Virginia Construction Bonds
Surety Bond Professionals is a family owned and operated bonding agency with over 30 years of experience. With access to a broad range of surety markets, our expert agents are ready to assist with all of your construction bond needs.
What Are Virginia Construction Bonds?
In Virginia, as in other states, project owners can experience large financial losses when their contractors operate in an unlawful, unethical, or incompetent manner. Virginia construction bonds help prevent such losses in two ways:
- by requiring contractors to comply with the laws, regulations, and building codes governing Virginia’s construction industry, and
- making sure that project owners can obtain compensation when contractors’ regulatory or contractual violations cause them financial harm.
What Virginia Construction Bonds May Be Needed?
Some commonly required construction bonds in Virginia are:
- Bid bonds
- Performance bonds
- Payment bonds
Construction bonds may be required for publicly-funded projects at the state or local level, as well as by private project owners, particularly for larger projects.
Other Virginia construction bonds that project owners may require include:
- Contractor license bonds (local only)
- Maintenance bonds
- Subdivision improvement bonds
- Solar decommissioning bonds
- Right of Way bonds
How Do Virginia Construction Bonds Work?
There are three parties to every Virginia construction bond—the obligee, the principal, and the surety—and the surety bond agreement is legally binding on all three.
- The obligee is the party requiring the bond,
- The principal is the contractor purchasing the bond, and
- The surety is the party guaranteeing the bond.

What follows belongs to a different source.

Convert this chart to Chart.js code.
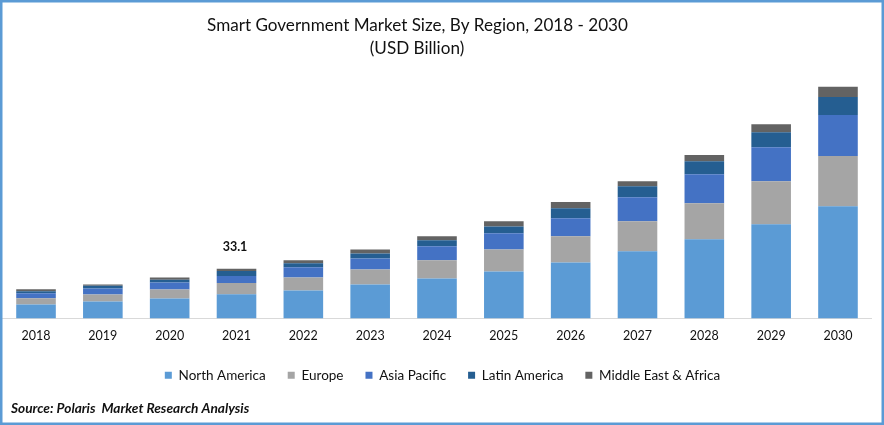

When a claim for damages is submitted, the surety determines whether it is valid. If it is, the principal is legally obligated to pay it. The surety will pay the claimant directly, drawing against a line of credit established for the principal when the bond was purchased. That payment creates a debt that the principal must repay to the principal within a certain time period. Failure to repay can result in the surety taking legal action against the principal.
How Much Do They Cost?
To arrive at the annual premium for a Virginia construction bond, the required bond amount established by the obligee is multiplied by the premium rate assigned to the principal by the surety through underwriting. The key question for the underwriters is whether a bond applicant is likely to repay the surety for the credit extended in paying a claim.
The risk of non-repayment is measured using the principal’s personal credit score. A high credit score means the risk to the surety is low, so the premium rate will also be low. A low credit score means higher risk and a higher premium rate.
A well-qualified principal typically will be assigned a premium rate in the range of .5% to 3%.